Extrait: MON COLONEL,
C'est à vous que je dédie ces pages destinées à mettre en relief et à conserver à l'histoire de notre pays les faits d'armes, les traits de courage et de dévouement, les généreuses actions de cette intrépide garde républicaine dont vous êtes l'un des plus dignes chefs, et qui, elle aussi, a bien mérité de la patrie.
On a exalté avec raison la belle conduite de l'armée et de la garde nationale pendant ces lugubres journées de juin, plus fatales à la France que les plus sanglantes batailles de l'Empire.

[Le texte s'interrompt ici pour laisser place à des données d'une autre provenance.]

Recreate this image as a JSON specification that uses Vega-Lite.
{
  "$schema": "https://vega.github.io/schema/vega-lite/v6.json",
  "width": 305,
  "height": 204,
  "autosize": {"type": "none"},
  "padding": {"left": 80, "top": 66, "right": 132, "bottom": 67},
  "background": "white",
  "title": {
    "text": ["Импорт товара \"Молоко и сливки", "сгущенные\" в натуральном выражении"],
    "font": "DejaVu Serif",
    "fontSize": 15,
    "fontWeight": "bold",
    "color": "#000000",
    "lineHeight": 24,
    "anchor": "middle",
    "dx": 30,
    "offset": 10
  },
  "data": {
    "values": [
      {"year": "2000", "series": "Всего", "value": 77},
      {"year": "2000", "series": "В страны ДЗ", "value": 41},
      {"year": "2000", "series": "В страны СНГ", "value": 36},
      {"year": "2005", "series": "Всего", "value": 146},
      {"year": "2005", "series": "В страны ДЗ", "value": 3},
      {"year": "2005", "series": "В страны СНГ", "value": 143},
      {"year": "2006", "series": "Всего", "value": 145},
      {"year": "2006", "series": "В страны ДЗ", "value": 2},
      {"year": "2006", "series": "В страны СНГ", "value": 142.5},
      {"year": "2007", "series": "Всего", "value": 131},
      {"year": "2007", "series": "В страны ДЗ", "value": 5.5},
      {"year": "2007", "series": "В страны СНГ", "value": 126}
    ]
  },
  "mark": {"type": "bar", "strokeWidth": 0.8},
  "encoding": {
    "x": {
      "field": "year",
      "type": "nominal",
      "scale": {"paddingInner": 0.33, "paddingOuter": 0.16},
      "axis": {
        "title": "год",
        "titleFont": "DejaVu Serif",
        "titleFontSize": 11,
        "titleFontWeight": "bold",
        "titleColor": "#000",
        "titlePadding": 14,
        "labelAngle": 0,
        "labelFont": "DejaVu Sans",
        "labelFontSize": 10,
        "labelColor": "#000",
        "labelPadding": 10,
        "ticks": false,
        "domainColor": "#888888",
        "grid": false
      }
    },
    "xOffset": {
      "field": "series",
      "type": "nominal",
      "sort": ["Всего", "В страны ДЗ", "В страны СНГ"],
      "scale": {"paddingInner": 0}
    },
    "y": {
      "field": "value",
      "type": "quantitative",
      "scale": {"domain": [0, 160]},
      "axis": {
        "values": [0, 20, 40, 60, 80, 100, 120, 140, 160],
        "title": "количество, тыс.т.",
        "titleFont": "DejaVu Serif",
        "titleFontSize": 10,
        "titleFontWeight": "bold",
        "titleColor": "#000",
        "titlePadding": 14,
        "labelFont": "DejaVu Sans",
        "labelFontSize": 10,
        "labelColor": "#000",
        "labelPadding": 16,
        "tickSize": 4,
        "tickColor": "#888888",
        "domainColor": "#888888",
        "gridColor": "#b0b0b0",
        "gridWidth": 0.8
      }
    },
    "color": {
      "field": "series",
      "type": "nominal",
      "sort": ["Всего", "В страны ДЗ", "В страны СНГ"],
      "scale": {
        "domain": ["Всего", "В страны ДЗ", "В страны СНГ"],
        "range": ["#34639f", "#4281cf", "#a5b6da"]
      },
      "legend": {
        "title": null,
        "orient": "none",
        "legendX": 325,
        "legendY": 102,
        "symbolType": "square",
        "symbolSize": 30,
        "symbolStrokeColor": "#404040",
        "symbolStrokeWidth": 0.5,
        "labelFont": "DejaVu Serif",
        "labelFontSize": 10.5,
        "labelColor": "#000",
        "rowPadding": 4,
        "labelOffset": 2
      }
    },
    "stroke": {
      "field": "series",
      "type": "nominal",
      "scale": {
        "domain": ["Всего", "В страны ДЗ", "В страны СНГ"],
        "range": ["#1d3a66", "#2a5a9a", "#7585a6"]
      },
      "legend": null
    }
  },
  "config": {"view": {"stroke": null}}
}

Moi-même un des premiers, j'ai réuni en faisceaux les brillants faits d'armes de cette jeune garde mobile qui entrait magnifiquement dans la carrière où vos soldats, leurs aînés en gloire, devaient leur servir de parrains.
On a trop oublié la garde républicaine ; on ne lui a pas rendu la justice qu'elle méritait ; on n'a pas assez reconnu les services immenses qu'elle a rendus au pays ; on n'a pas tenu compte des trouées que la balle de l'insurrection a faites dans ses rangs ; on n'a pas inscrit au long martyrologe de la patrie en deuil le nom de ses héros et de ses victimes ; on n'a pas dit ce qu'elle a versé de sang et laissé de cadavres dans les débris fumants des barricades ; on n'a pas dit ce qu'il lui a fallu de courage et de dévouement, d'abnégation et de fidélité au drapeau, non pour mourir, mais pour combattre et pour vaincre des hommes égarés qui lui disaient : Frères.
Comme aux jours antiques des grands sacrifices, la garde républicaine s'est immolée elle-même sur l'autel de la patrie.
Vous le savez, vous, mon colonel, car vous étiez avec elle au premier rang, haut et debout dans votre vertu militaire, sous les feux croisés de l'insurrection, comme ces intrépides chevaliers bretons vos ancêtres qui vivaient et mouraient tout d'une pièce dans leurs armures d'acier, sans tache au blason et sans forfaiture au cœur.